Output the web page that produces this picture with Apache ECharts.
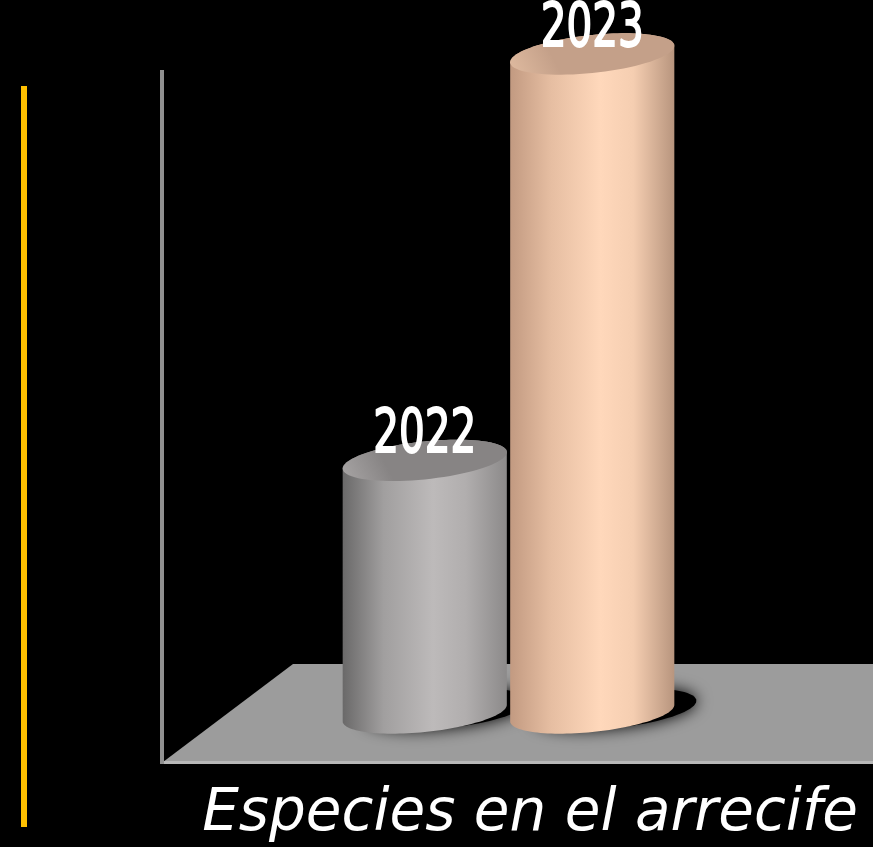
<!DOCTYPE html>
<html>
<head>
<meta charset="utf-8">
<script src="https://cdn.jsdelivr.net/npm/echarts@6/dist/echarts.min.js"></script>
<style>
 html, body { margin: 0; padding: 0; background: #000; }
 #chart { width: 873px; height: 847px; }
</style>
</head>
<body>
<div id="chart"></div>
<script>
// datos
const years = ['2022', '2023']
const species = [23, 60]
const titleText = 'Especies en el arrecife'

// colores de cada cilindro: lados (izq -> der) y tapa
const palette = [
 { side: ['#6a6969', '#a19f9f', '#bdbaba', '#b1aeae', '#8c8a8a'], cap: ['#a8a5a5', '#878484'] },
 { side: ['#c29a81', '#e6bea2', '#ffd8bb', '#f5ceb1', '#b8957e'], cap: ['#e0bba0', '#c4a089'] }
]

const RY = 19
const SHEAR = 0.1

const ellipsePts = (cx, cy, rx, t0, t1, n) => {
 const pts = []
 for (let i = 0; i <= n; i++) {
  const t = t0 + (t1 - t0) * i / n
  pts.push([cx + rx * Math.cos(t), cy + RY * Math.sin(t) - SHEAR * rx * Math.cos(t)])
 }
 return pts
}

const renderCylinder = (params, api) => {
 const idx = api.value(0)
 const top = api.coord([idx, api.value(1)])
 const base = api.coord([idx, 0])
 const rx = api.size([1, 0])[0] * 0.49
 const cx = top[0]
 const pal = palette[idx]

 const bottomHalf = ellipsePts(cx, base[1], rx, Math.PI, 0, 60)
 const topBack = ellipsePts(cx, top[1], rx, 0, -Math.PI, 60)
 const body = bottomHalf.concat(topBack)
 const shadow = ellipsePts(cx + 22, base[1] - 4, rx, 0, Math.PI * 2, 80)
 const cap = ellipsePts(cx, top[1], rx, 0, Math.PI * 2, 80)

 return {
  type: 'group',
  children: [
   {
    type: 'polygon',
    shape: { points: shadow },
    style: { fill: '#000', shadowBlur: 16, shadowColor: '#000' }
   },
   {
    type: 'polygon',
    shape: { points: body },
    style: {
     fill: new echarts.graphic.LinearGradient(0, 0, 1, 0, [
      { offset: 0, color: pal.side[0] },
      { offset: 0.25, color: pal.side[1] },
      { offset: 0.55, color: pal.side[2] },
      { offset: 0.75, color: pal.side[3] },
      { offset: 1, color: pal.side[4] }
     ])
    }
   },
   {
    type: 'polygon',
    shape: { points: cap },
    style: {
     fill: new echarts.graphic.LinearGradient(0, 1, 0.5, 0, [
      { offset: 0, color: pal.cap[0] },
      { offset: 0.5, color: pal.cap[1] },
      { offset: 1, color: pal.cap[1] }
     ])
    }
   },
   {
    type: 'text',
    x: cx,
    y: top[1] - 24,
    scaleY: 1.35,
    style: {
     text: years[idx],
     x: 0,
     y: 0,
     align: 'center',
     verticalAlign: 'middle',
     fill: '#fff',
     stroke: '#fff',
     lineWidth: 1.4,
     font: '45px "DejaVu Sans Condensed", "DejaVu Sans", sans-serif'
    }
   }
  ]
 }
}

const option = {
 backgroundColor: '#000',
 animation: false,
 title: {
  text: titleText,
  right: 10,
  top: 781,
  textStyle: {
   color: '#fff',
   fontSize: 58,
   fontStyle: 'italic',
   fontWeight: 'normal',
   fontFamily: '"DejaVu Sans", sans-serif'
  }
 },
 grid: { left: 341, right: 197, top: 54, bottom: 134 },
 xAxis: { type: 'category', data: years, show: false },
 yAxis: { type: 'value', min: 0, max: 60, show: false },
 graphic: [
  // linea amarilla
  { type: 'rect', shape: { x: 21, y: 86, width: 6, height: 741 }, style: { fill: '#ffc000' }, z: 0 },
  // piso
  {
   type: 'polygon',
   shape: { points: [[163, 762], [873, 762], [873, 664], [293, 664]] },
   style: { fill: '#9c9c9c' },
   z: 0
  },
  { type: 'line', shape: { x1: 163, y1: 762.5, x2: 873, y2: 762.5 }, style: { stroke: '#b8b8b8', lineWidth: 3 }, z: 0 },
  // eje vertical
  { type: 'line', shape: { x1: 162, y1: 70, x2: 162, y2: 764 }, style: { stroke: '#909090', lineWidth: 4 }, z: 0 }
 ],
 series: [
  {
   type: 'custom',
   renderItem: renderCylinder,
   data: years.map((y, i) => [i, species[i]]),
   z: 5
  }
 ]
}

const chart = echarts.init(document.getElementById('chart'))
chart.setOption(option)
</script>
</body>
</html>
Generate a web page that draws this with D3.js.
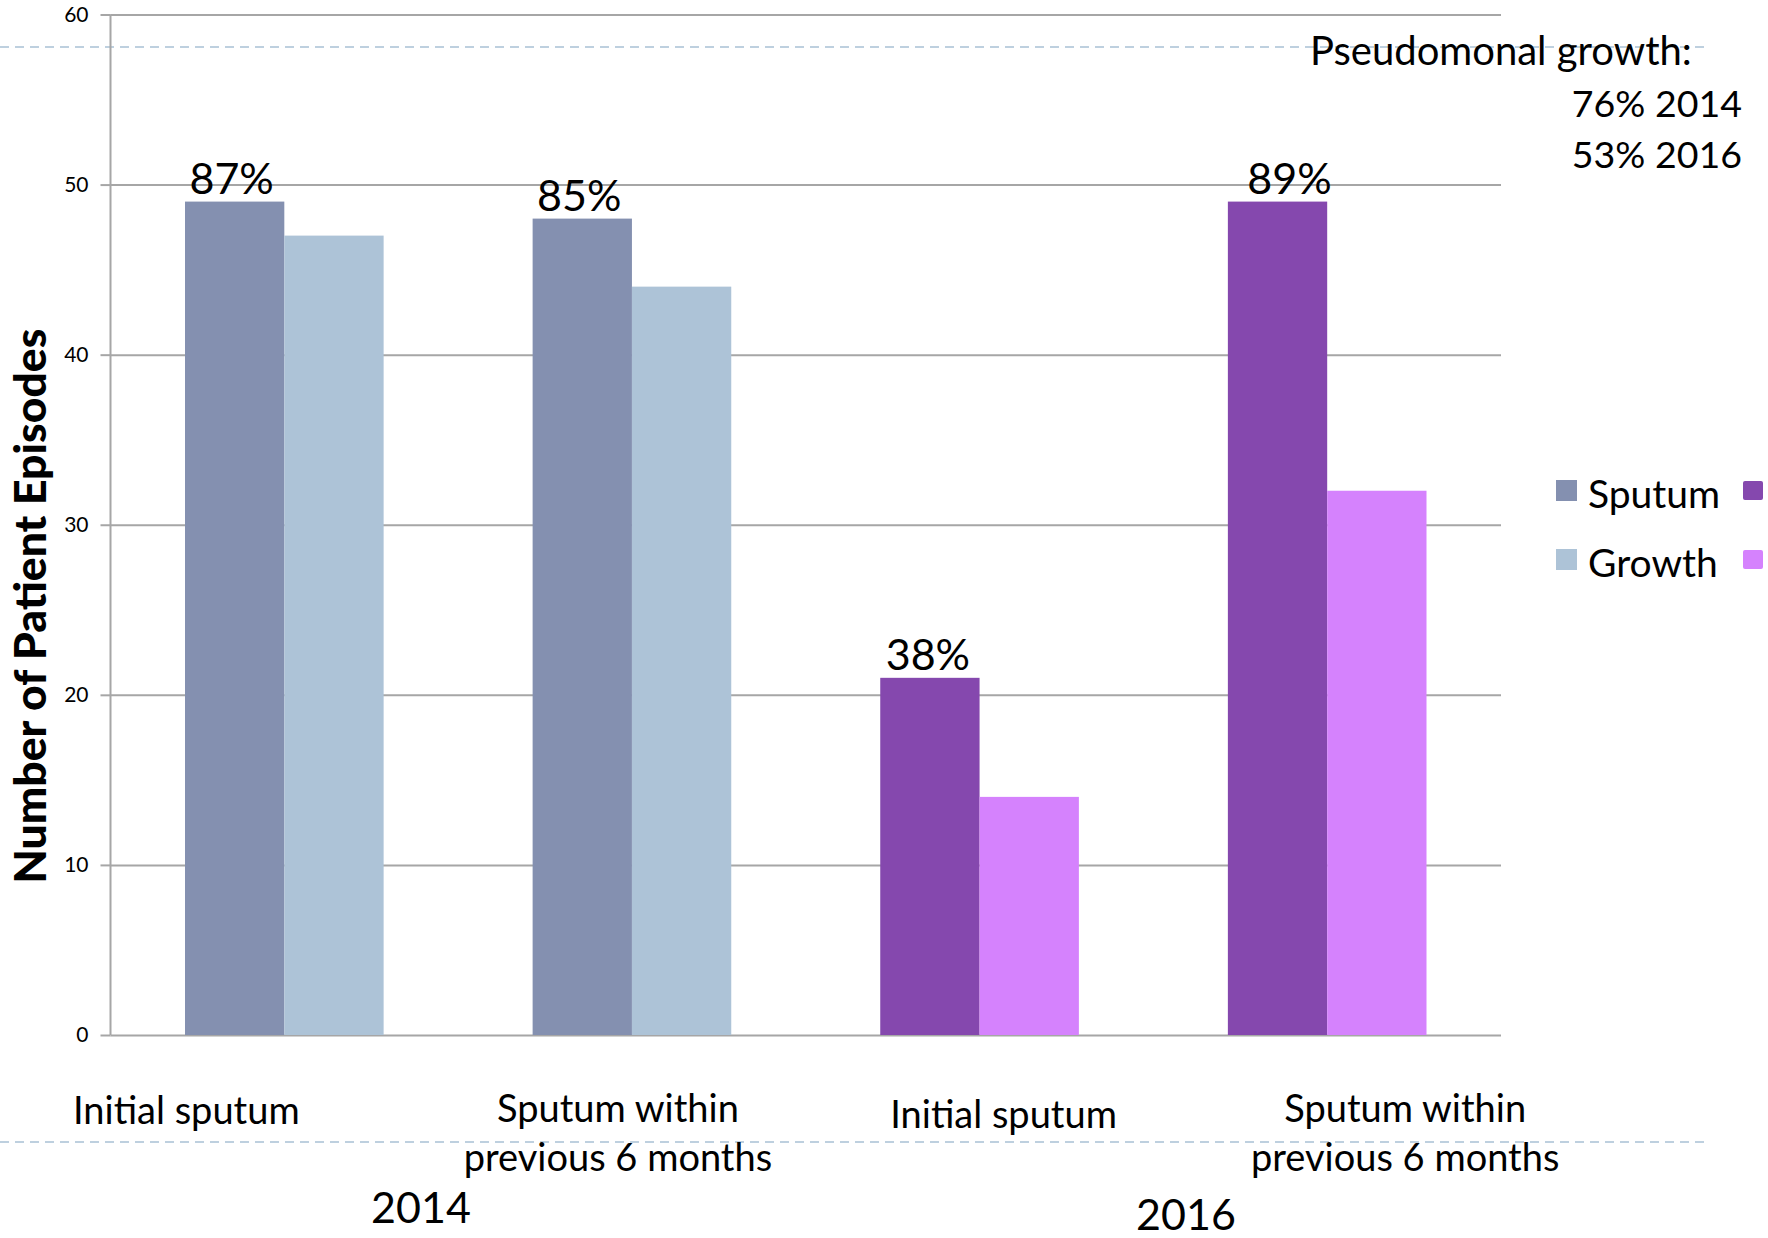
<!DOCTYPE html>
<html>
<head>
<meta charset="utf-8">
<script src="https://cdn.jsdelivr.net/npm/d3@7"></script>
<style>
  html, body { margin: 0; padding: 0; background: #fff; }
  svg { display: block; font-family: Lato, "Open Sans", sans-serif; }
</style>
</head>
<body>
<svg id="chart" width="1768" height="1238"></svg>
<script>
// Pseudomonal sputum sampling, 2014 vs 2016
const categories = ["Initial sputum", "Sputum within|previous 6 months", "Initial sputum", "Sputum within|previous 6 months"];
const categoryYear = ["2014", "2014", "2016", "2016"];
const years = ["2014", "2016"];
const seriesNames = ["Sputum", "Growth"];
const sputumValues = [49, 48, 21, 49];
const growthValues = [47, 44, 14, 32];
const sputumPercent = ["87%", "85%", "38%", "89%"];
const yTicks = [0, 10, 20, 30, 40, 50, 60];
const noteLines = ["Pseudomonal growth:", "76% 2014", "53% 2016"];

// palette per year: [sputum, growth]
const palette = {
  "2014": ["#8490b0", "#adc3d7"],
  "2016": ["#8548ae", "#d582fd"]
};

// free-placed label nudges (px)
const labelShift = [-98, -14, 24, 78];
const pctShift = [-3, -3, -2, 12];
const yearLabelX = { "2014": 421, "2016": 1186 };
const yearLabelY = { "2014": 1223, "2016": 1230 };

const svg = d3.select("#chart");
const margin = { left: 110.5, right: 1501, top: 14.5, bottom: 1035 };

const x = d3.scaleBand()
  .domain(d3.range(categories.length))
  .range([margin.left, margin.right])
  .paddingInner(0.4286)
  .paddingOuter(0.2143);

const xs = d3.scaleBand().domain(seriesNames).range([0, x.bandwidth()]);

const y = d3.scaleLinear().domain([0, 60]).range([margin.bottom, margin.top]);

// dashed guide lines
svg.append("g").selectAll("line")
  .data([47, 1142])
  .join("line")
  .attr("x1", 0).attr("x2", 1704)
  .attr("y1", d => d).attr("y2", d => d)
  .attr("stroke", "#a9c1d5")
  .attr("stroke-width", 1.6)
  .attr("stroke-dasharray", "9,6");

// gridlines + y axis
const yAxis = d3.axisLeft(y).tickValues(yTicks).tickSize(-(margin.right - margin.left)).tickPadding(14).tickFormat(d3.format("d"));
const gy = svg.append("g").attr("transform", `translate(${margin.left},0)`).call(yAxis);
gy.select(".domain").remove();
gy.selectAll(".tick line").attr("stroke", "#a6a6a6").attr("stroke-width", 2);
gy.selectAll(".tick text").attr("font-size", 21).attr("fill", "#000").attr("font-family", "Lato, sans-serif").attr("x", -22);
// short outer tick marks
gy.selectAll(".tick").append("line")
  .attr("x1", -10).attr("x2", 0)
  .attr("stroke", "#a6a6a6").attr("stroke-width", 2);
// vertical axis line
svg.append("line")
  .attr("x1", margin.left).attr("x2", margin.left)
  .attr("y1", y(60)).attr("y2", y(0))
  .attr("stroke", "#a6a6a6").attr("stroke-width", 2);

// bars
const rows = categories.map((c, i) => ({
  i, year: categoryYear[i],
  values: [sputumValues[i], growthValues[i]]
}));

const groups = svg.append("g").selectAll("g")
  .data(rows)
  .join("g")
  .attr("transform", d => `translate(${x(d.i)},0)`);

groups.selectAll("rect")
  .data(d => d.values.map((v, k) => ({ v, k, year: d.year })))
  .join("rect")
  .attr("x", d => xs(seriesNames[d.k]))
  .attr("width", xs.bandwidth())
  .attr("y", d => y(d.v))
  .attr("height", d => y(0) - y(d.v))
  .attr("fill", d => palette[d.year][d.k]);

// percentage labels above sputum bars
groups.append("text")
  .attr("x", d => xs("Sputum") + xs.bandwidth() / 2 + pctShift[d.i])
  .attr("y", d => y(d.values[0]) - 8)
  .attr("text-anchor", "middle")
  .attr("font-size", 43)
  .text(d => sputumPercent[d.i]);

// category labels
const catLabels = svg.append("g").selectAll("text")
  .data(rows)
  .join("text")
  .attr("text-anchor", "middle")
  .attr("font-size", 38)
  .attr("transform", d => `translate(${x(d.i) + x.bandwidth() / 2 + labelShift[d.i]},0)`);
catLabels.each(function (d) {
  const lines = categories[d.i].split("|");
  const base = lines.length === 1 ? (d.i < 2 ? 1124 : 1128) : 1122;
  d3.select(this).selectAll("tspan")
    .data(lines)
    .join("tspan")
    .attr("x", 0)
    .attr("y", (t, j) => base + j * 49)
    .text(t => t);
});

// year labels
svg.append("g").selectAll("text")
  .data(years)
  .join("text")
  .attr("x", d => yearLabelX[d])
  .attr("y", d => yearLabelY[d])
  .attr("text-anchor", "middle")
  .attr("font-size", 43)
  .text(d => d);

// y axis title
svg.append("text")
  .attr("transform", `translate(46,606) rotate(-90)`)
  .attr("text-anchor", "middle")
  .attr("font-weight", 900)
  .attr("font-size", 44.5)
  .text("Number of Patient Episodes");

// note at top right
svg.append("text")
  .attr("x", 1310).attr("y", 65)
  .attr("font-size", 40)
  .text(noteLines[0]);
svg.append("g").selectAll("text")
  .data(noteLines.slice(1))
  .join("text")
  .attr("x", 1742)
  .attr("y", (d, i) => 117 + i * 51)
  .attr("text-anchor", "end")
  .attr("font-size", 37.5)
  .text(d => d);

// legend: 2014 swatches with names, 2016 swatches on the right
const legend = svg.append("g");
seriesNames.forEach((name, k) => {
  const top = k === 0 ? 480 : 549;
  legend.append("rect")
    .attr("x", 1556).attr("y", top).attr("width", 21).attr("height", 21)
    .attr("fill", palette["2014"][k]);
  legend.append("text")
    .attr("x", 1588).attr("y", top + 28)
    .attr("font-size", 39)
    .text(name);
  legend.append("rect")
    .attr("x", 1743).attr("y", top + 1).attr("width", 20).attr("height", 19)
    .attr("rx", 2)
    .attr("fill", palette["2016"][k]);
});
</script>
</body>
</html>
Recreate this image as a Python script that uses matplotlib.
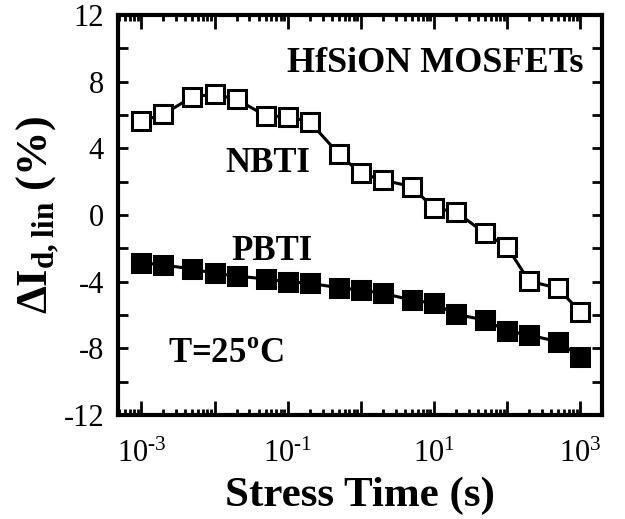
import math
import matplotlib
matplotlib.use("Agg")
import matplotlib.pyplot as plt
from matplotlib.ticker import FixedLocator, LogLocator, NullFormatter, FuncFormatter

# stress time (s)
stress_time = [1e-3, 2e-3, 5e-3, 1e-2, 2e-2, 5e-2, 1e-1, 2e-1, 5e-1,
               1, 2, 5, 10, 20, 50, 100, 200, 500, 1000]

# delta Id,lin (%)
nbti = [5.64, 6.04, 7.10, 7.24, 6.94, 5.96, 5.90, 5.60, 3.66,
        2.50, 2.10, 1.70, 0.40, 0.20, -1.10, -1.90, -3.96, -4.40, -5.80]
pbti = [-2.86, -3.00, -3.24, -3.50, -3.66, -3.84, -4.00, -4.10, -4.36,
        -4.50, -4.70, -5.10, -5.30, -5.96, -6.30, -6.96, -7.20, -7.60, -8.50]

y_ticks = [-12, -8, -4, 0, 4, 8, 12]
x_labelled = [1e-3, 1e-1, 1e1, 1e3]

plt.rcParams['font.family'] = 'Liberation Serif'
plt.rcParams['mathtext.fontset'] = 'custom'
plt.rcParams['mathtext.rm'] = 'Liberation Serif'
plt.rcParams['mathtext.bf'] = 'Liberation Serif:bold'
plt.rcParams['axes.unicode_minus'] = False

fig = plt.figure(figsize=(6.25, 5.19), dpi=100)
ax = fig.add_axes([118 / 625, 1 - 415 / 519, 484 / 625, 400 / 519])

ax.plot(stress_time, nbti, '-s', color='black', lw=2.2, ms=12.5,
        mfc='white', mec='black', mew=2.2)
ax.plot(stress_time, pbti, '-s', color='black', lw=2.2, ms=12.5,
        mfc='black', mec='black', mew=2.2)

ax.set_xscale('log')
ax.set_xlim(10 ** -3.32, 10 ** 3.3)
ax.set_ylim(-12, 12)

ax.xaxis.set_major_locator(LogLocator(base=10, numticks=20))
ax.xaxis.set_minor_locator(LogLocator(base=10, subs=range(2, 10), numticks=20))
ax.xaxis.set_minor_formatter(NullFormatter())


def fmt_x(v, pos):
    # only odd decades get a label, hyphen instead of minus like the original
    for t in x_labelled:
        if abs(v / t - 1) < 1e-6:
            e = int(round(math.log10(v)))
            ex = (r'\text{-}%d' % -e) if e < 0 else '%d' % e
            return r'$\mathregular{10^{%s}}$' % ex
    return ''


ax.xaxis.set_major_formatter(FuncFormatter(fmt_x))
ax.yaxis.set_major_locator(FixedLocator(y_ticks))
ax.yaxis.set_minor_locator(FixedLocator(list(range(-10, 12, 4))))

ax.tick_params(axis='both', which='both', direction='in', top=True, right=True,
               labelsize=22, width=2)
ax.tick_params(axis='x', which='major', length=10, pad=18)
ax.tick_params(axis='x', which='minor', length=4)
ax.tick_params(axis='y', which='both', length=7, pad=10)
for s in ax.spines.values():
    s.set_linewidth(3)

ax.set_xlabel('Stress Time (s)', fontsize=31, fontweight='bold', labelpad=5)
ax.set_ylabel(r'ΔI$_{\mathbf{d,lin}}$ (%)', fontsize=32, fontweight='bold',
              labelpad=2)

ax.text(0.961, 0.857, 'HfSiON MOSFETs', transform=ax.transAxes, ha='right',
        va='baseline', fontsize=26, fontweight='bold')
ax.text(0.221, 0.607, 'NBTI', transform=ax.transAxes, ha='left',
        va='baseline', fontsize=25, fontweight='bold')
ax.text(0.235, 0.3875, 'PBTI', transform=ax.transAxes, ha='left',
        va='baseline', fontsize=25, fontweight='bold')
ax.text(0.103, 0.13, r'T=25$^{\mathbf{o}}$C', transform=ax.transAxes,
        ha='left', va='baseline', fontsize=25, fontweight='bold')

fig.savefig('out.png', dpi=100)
──────────────────────────────
Restate the lines of the records exactly, starting at the first and stopping after the line with "const titleText = 'Especies en el arrecife'". Leave out any picture.

▸ Expected answer:
Output the web page that produces this picture with Apache ECharts.
<!DOCTYPE html>
<html>
<head>
<meta charset="utf-8">
<script src="https://cdn.jsdelivr.net/npm/echarts@6/dist/echarts.min.js"></script>
<style>
 html, body { margin: 0; padding: 0; background: #000; }
 #chart { width: 873px; height: 847px; }
</style>
</head>
<body>
<div id="chart"></div>
<script>
// datos
const years = ['2022', '2023']
const species = [23, 60]
const titleText = 'Especies en el arrecife'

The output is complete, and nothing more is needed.